What you are asked to do:
Output exactly the lines from the line containing "Clone this chart in matplotlib." through the line containing "plt.rcParams['font.family'] = ['Lato', 'DejaVu", inclusive, and omit any pictures.

Data provided:
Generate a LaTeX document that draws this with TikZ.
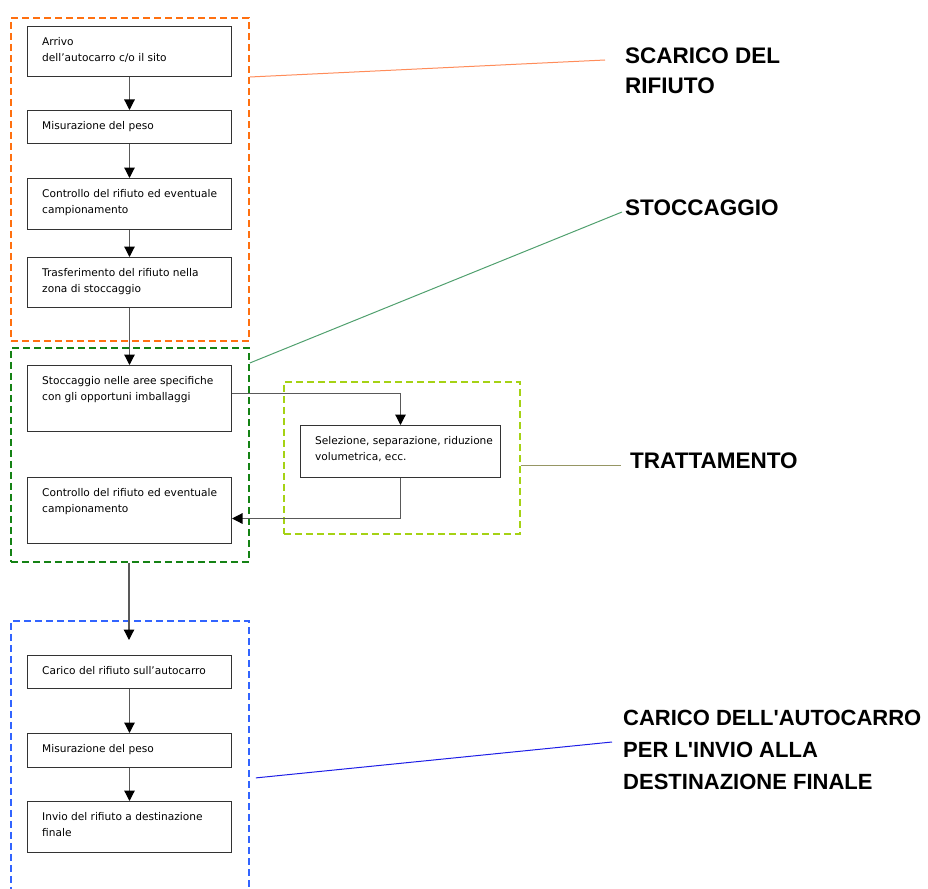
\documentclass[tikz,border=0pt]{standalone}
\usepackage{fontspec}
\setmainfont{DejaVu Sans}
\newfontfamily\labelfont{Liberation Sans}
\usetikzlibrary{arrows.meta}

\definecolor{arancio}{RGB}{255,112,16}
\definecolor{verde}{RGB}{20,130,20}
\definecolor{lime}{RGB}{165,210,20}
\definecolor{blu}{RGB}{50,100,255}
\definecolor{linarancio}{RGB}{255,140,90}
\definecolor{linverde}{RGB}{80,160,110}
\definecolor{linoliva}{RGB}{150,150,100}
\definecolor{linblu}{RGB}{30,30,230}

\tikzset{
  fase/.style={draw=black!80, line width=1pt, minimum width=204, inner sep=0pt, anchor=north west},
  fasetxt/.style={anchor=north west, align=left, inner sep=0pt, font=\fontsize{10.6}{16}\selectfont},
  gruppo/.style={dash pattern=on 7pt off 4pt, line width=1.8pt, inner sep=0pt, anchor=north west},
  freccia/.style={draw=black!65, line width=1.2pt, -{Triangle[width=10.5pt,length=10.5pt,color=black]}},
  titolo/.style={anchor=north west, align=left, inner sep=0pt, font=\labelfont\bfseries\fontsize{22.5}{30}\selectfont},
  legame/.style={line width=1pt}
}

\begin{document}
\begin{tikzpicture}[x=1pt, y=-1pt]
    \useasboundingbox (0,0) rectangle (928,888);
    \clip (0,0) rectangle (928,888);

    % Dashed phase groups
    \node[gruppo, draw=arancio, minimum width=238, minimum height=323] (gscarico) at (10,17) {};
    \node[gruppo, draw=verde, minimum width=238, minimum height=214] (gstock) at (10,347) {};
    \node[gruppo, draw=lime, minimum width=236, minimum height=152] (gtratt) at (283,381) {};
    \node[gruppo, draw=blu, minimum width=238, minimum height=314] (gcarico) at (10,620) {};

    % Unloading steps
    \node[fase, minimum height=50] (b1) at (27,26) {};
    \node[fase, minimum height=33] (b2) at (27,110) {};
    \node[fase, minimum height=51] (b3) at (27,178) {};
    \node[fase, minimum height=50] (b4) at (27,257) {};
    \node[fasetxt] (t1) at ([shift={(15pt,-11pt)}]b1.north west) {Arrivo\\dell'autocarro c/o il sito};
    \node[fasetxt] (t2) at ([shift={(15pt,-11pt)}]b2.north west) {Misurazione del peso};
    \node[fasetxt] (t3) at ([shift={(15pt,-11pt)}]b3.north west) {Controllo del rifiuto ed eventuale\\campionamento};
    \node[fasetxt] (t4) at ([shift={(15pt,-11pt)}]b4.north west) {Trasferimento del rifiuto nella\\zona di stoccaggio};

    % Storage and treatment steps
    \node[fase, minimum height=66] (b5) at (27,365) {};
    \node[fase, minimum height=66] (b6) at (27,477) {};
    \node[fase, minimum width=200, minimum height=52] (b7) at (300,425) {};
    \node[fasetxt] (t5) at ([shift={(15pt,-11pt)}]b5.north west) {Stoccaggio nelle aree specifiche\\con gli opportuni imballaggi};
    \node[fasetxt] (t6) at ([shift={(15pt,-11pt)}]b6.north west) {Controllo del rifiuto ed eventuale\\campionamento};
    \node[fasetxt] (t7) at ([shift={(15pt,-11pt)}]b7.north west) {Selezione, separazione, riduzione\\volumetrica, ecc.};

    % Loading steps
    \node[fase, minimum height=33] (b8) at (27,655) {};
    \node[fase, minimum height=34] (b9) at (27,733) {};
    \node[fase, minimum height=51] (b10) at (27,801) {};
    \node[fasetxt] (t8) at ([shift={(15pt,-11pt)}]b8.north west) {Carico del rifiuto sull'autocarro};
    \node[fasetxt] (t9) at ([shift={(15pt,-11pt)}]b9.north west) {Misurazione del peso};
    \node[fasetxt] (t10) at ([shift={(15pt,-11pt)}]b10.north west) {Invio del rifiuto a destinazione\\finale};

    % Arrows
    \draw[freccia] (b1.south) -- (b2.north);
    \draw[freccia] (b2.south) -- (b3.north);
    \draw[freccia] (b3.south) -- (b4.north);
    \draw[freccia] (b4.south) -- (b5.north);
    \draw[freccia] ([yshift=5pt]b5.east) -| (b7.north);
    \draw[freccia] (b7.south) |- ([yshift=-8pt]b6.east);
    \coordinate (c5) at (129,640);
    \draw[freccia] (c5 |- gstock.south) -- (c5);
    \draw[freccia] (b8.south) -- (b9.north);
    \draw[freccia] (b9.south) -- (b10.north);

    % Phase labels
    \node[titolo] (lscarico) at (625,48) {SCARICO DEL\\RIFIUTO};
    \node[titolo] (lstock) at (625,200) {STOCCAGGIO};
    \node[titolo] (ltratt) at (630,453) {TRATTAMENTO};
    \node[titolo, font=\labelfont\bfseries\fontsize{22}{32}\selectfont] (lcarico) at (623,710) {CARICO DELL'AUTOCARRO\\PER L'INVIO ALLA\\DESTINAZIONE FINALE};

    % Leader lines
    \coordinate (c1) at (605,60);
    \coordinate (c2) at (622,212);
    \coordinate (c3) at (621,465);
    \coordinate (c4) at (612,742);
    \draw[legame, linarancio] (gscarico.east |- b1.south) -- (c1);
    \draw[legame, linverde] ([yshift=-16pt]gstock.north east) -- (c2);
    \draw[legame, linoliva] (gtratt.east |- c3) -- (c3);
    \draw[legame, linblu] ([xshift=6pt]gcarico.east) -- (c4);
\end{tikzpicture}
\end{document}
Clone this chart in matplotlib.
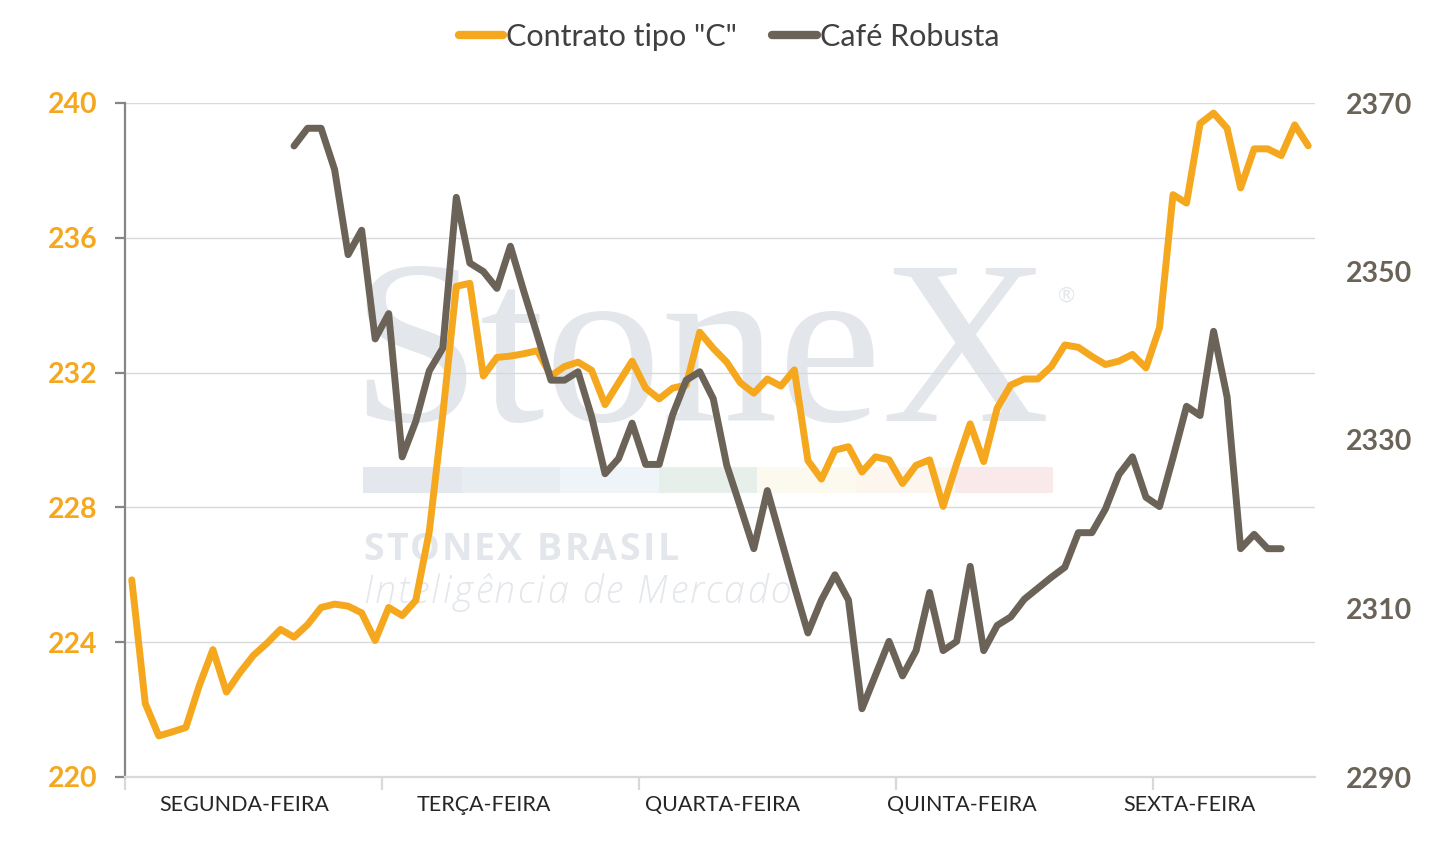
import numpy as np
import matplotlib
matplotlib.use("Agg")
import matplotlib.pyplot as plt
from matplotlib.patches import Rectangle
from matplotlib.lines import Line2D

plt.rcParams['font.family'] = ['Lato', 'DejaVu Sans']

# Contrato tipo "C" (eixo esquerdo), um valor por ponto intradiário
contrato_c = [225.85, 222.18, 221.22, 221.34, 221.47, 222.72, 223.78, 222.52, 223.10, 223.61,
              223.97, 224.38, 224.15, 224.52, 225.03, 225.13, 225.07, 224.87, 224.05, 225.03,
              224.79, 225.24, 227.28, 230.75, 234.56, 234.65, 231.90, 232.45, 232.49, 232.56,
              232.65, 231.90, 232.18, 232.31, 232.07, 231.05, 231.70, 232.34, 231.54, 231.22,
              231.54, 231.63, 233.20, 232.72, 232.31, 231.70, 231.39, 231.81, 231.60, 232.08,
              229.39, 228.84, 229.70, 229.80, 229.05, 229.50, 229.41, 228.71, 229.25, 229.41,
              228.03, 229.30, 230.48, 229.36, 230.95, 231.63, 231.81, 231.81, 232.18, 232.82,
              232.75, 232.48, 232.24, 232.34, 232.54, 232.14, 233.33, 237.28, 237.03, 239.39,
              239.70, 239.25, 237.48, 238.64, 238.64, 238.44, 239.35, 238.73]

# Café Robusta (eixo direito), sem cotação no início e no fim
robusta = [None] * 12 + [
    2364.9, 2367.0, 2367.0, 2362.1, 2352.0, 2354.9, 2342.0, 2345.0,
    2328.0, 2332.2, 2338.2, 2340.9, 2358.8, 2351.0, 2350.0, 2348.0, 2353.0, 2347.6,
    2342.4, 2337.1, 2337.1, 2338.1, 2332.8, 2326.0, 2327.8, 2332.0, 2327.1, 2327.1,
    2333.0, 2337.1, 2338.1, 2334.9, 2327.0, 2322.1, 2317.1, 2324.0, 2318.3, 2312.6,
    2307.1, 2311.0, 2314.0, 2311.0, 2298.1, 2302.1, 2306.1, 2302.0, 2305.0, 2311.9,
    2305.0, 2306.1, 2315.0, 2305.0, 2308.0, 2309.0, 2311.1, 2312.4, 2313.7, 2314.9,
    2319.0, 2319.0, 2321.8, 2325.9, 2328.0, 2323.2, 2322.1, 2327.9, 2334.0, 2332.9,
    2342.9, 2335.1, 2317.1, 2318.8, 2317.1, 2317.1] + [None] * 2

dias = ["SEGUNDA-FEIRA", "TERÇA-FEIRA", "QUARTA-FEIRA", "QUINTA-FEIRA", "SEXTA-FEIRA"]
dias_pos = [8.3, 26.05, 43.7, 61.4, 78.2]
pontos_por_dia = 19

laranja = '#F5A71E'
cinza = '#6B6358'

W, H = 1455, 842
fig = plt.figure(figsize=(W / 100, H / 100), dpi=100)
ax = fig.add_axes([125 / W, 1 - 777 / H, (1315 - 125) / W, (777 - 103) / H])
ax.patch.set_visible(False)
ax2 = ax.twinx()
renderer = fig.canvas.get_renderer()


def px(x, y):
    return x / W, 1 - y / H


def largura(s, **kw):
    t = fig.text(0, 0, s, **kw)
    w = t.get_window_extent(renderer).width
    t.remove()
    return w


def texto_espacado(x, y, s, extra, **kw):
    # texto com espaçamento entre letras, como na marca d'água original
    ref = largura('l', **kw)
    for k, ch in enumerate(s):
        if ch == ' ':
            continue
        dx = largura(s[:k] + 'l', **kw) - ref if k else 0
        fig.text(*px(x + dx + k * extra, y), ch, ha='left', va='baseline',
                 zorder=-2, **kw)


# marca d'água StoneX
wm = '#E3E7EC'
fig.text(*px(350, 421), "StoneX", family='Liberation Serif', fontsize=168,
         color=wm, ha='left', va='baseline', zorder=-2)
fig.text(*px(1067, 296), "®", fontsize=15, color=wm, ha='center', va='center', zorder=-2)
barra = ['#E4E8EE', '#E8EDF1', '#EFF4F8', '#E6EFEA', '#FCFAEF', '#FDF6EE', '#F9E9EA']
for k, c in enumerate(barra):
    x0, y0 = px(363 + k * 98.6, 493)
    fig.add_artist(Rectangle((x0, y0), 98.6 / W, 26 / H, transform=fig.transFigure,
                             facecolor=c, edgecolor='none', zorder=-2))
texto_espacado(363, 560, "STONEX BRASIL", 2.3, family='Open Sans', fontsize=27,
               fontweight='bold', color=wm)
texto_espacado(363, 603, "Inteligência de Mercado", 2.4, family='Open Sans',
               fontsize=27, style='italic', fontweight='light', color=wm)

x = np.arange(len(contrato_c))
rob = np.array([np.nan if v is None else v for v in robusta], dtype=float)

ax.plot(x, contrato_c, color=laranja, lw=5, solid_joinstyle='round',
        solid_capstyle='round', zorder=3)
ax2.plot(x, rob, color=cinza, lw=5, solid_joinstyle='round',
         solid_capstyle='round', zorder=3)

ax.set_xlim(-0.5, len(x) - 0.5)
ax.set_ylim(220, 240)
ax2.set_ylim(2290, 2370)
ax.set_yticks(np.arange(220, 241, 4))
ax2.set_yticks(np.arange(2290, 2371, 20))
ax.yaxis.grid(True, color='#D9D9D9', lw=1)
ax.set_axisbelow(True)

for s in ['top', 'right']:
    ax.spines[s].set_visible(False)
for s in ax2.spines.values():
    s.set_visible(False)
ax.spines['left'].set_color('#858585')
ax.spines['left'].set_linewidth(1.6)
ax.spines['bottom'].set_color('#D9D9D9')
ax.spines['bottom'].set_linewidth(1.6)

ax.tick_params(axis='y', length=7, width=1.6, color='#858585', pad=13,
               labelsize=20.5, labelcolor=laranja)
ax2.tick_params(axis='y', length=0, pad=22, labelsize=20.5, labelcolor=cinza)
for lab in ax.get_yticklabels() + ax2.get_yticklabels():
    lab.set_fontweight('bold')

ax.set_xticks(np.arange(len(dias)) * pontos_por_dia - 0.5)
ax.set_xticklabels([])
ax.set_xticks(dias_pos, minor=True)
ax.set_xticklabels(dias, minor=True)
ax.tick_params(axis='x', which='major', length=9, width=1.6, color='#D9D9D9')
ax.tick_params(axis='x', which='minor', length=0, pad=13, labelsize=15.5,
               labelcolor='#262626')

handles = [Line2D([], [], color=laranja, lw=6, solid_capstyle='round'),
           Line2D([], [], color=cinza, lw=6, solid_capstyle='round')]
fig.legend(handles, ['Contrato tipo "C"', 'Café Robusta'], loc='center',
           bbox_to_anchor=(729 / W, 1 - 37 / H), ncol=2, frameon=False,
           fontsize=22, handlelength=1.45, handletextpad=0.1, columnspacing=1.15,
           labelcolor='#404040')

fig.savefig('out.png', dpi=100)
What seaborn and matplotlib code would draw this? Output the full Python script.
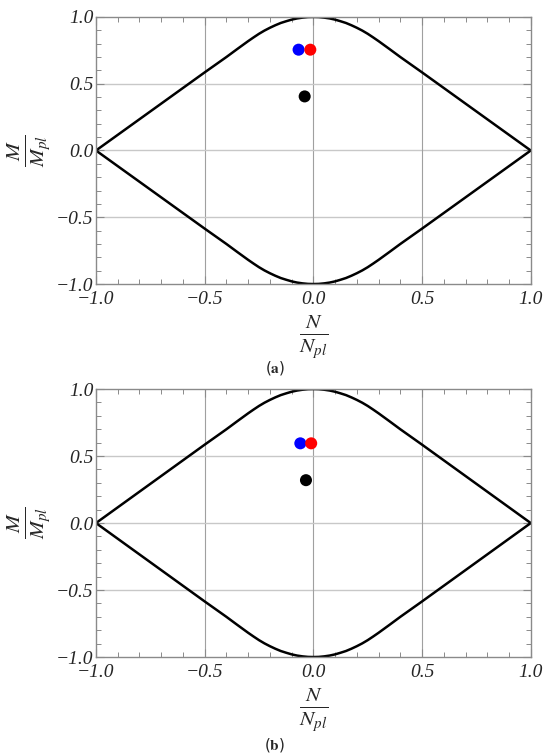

Exercise solution:
Clone this chart in matplotlib.
import numpy as np
import matplotlib
matplotlib.use("Agg")
import matplotlib.pyplot as plt
from matplotlib.patches import Rectangle
from matplotlib.lines import Line2D

plt.rcParams['font.family'] = ['Lato', 'DejaVu Sans']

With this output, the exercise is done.